Work required
Transcribe every line exactly. Leave the pictures behind.

··········

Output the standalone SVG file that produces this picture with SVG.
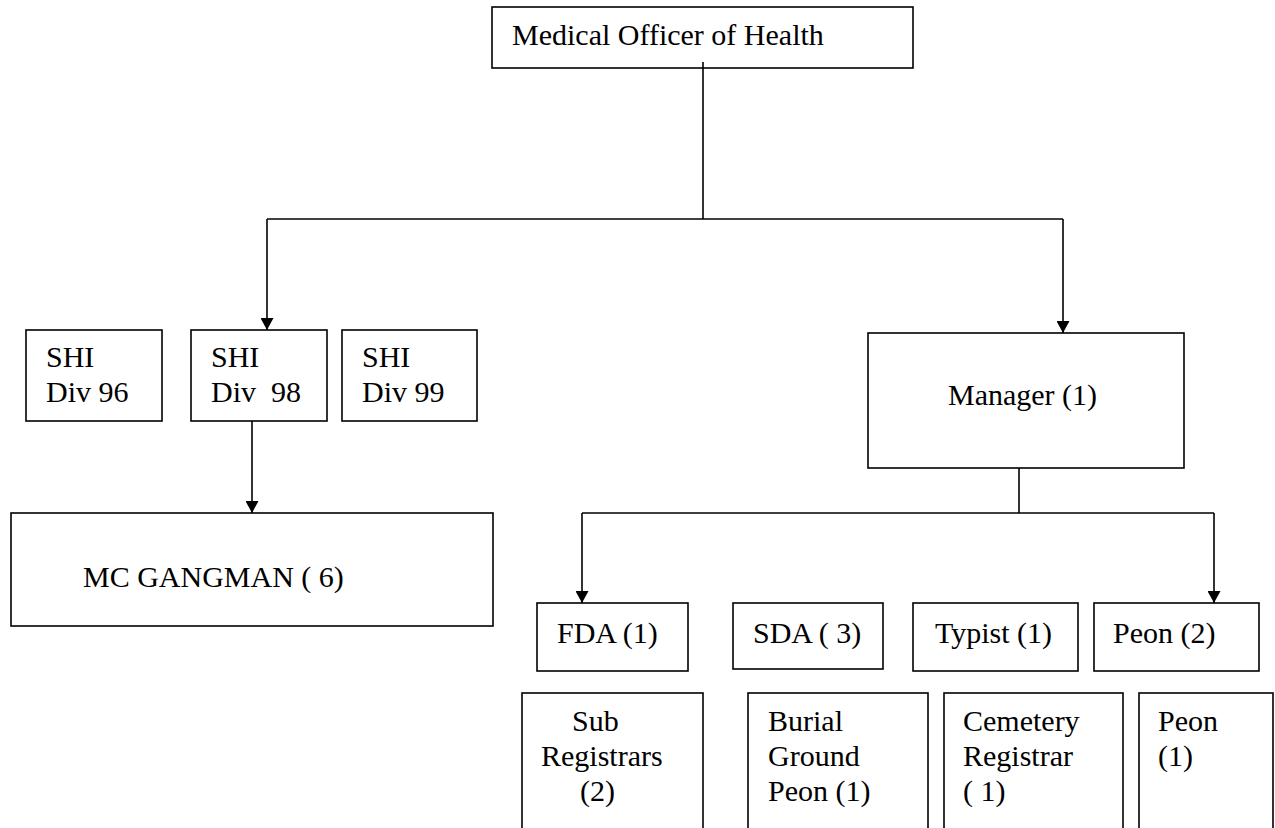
<svg xmlns="http://www.w3.org/2000/svg" width="1275" height="828" viewBox="0 0 1275 828">
  <style>
    .box { fill: #ffffff; stroke: #000000; stroke-width: 1.6; }
    .lbl { font-family: "Liberation Serif", "Times New Roman", serif; font-size: 30px; fill: #000000; }
    .conn { fill: none; stroke: #000000; stroke-width: 1.6; }
  </style>
  <defs>
    <marker id="arrow" viewBox="0 0 12 13" refX="12" refY="6.5" markerWidth="12" markerHeight="13" markerUnits="userSpaceOnUse" orient="auto">
      <path d="M0,0 L12,6.5 L0,13 z" fill="#000000"/>
    </marker>
  </defs>
  <rect width="1275" height="828" fill="#ffffff"/>

  <g id="moh">
    <rect class="box" x="492" y="7" width="421" height="61"/>
    <text class="lbl" x="512" y="45">Medical Officer of Health</text>
  </g>

  <g id="shi96">
    <rect class="box" x="26" y="330" width="136" height="91"/>
    <text class="lbl" x="46" y="367">SHI</text>
    <text class="lbl" x="46" y="402">Div 96</text>
  </g>
  <g id="shi98">
    <rect class="box" x="191" y="330" width="136" height="91"/>
    <text class="lbl" x="211" y="367">SHI</text>
    <text class="lbl" x="211" y="402" xml:space="preserve">Div  98</text>
  </g>
  <g id="shi99">
    <rect class="box" x="342" y="330" width="135" height="91"/>
    <text class="lbl" x="362" y="367">SHI</text>
    <text class="lbl" x="362" y="402">Div 99</text>
  </g>

  <g id="gangman">
    <rect class="box" x="11" y="513" width="482" height="113"/>
    <text class="lbl" x="83" y="587" xml:space="preserve">MC GANGMAN ( 6)</text>
  </g>

  <g id="manager">
    <rect class="box" x="868" y="333" width="316" height="135"/>
    <text class="lbl" x="948" y="405">Manager (1)</text>
  </g>

  <g id="fda">
    <rect class="box" x="537" y="603" width="151" height="68"/>
    <text class="lbl" x="557" y="643">FDA (1)</text>
  </g>
  <g id="sda">
    <rect class="box" x="733" y="603" width="150" height="66"/>
    <text class="lbl" x="753" y="643" xml:space="preserve">SDA ( 3)</text>
  </g>
  <g id="typist">
    <rect class="box" x="913" y="603" width="165" height="68"/>
    <text class="lbl" x="935" y="643">Typist (1)</text>
  </g>
  <g id="peon2">
    <rect class="box" x="1094" y="603" width="165" height="68"/>
    <text class="lbl" x="1113" y="643">Peon (2)</text>
  </g>

  <g id="subreg">
    <rect class="box" x="522" y="693" width="181" height="160"/>
    <text class="lbl" x="572" y="731">Sub</text>
    <text class="lbl" x="541" y="766">Registrars</text>
    <text class="lbl" x="580" y="801">(2)</text>
  </g>
  <g id="burial">
    <rect class="box" x="748" y="693" width="180" height="160"/>
    <text class="lbl" x="768" y="731">Burial</text>
    <text class="lbl" x="768" y="766">Ground</text>
    <text class="lbl" x="768" y="801">Peon (1)</text>
  </g>
  <g id="cemetery">
    <rect class="box" x="944" y="693" width="179" height="160"/>
    <text class="lbl" x="963" y="731">Cemetery</text>
    <text class="lbl" x="963" y="766">Registrar</text>
    <text class="lbl" x="963" y="801" xml:space="preserve">( 1)</text>
  </g>
  <g id="peon1">
    <rect class="box" x="1139" y="693" width="134" height="160"/>
    <text class="lbl" x="1158" y="731">Peon</text>
    <text class="lbl" x="1158" y="766">(1)</text>
  </g>

  <g id="connectors">
    <path class="conn" d="M703,62 V219"/>
    <path class="conn" d="M267,219 H1063"/>
    <path class="conn" d="M267,219 V330" marker-end="url(#arrow)"/>
    <path class="conn" d="M1063,219 V333" marker-end="url(#arrow)"/>
    <path class="conn" d="M252,421 V513" marker-end="url(#arrow)"/>
    <path class="conn" d="M1019,468 V513"/>
    <path class="conn" d="M582,513 H1214"/>
    <path class="conn" d="M582,513 V603" marker-end="url(#arrow)"/>
    <path class="conn" d="M1214,513 V603" marker-end="url(#arrow)"/>
  </g>
</svg>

··········

Problem solution
Output the standalone SVG file that produces this picture with SVG.
<svg xmlns="http://www.w3.org/2000/svg" width="1275" height="828" viewBox="0 0 1275 828">
  <style>
    .box { fill: #ffffff; stroke: #000000; stroke-width: 1.6; }
    .lbl { font-family: "Liberation Serif", "Times New Roman", serif; font-size: 30px; fill: #000000; }
    .conn { fill: none; stroke: #000000; stroke-width: 1.6; }
  </style>
  <defs>
    <marker id="arrow" viewBox="0 0 12 13" refX="12" refY="6.5" markerWidth="12" markerHeight="13" markerUnits="userSpaceOnUse" orient="auto">
      <path d="M0,0 L12,6.5 L0,13 z" fill="#000000"/>
    </marker>
  </defs>
  <rect width="1275" height="828" fill="#ffffff"/>

  <g id="moh">
    <rect class="box" x="492" y="7" width="421" height="61"/>
    <text class="lbl" x="512" y="45">Medical Officer of Health</text>
  </g>

  <g id="shi96">
    <rect class="box" x="26" y="330" width="136" height="91"/>
    <text class="lbl" x="46" y="367">SHI</text>
    <text class="lbl" x="46" y="402">Div 96</text>
  </g>
  <g id="shi98">
    <rect class="box" x="191" y="330" width="136" height="91"/>
    <text class="lbl" x="211" y="367">SHI</text>
    <text class="lbl" x="211" y="402" xml:space="preserve">Div  98</text>
  </g>
  <g id="shi99">
    <rect class="box" x="342" y="330" width="135" height="91"/>
    <text class="lbl" x="362" y="367">SHI</text>
    <text class="lbl" x="362" y="402">Div 99</text>
  </g>

  <g id="gangman">
    <rect class="box" x="11" y="513" width="482" height="113"/>
    <text class="lbl" x="83" y="587" xml:space="preserve">MC GANGMAN ( 6)</text>
  </g>

  <g id="manager">
    <rect class="box" x="868" y="333" width="316" height="135"/>
    <text class="lbl" x="948" y="405">Manager (1)</text>
  </g>

  <g id="fda">
    <rect class="box" x="537" y="603" width="151" height="68"/>
    <text class="lbl" x="557" y="643">FDA (1)</text>
  </g>
  <g id="sda">
    <rect class="box" x="733" y="603" width="150" height="66"/>
    <text class="lbl" x="753" y="643" xml:space="preserve">SDA ( 3)</text>
  </g>
  <g id="typist">
    <rect class="box" x="913" y="603" width="165" height="68"/>
    <text class="lbl" x="935" y="643">Typist (1)</text>
  </g>
  <g id="peon2">
    <rect class="box" x="1094" y="603" width="165" height="68"/>
    <text class="lbl" x="1113" y="643">Peon (2)</text>
  </g>

  <g id="subreg">
    <rect class="box" x="522" y="693" width="181" height="160"/>
    <text class="lbl" x="572" y="731">Sub</text>
    <text class="lbl" x="541" y="766">Registrars</text>
    <text class="lbl" x="580" y="801">(2)</text>
  </g>
  <g id="burial">
    <rect class="box" x="748" y="693" width="180" height="160"/>
    <text class="lbl" x="768" y="731">Burial</text>
    <text class="lbl" x="768" y="766">Ground</text>
    <text class="lbl" x="768" y="801">Peon (1)</text>
  </g>
  <g id="cemetery">
    <rect class="box" x="944" y="693" width="179" height="160"/>
    <text class="lbl" x="963" y="731">Cemetery</text>
    <text class="lbl" x="963" y="766">Registrar</text>
    <text class="lbl" x="963" y="801" xml:space="preserve">( 1)</text>
  </g>
  <g id="peon1">
    <rect class="box" x="1139" y="693" width="134" height="160"/>
    <text class="lbl" x="1158" y="731">Peon</text>
    <text class="lbl" x="1158" y="766">(1)</text>
  </g>

  <g id="connectors">
    <path class="conn" d="M703,62 V219"/>
    <path class="conn" d="M267,219 H1063"/>
    <path class="conn" d="M267,219 V330" marker-end="url(#arrow)"/>
    <path class="conn" d="M1063,219 V333" marker-end="url(#arrow)"/>
    <path class="conn" d="M252,421 V513" marker-end="url(#arrow)"/>
    <path class="conn" d="M1019,468 V513"/>
    <path class="conn" d="M582,513 H1214"/>
    <path class="conn" d="M582,513 V603" marker-end="url(#arrow)"/>
    <path class="conn" d="M1214,513 V603" marker-end="url(#arrow)"/>
  </g>
</svg>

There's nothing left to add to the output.